Let $X_1 , \dots, X_n$ be independent standard normal variables.
How do I show that $\hat{X}_n$ (average of $X_1 , \dots, X_n$) is independent with $\frac{1}{n}\sum_{i=1}^{n}|X_i-\hat{X}_n|$ and $(X_1-\hat{X}_n, \dots, X_n -\hat{X}_n)$?

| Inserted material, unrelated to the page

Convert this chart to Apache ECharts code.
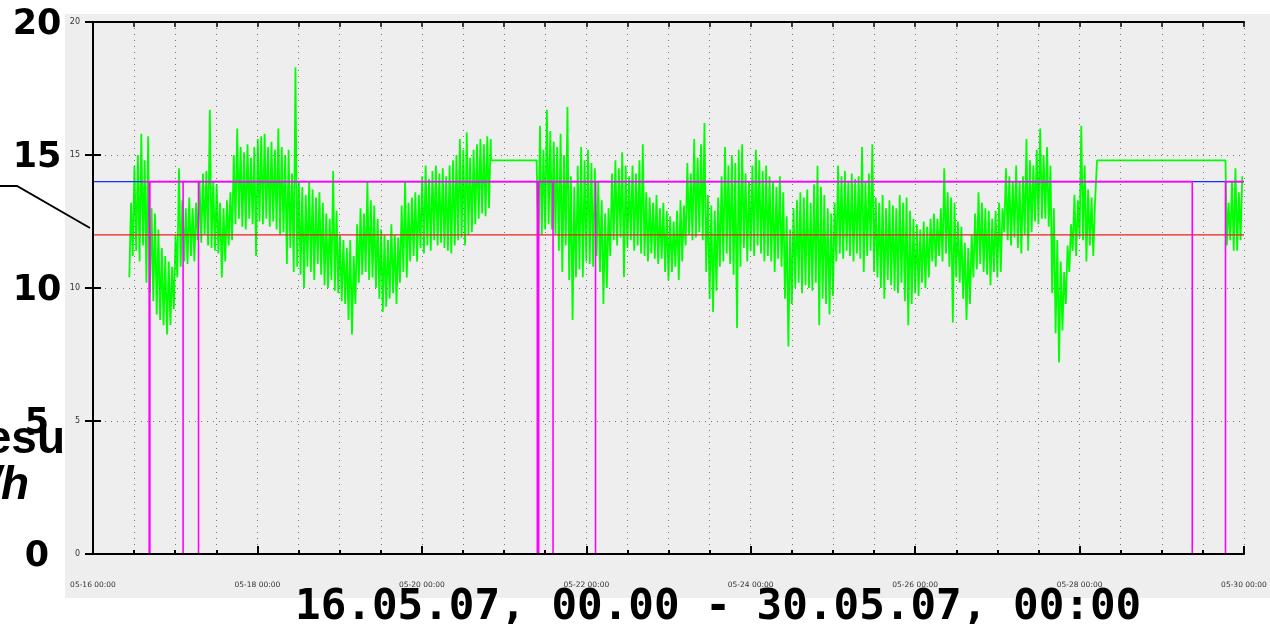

My attempt for the second part:
I check whether $Cov(X_i-\hat{X}_n,\hat{X}_n)=0$ as follows:
$$\mathsf{Cov}(X_i-\hat{X}_n,\hat{X}_n)=\mathsf{Cov}(X_i,\hat{X}_n)-\mathsf{Cov}(\hat{X}_n,\hat{X}_n)=\mathsf{Cov}(X_i,\hat{X}_n)-\mathsf{Var}(\hat{X}_n)=$$$$\mathsf{Cov}(X_i,\hat{X}_n)-\frac{\sigma^2}{n}=\frac{1}{n}\sum \mathsf{Cov}(X_i,X_j)-\frac{\sigma^2}{n} $$
Since $X_i$ and $X_j$ are independent for $i \neq j$:
$$=\frac{1}{n}\sum \mathsf{Cov}(X_i,X_j)-\frac{\sigma^2}{n}=\frac{\sigma^2}{n}-\frac{\sigma^2}{n}=0 $$
Is this correct? And how to show the first part?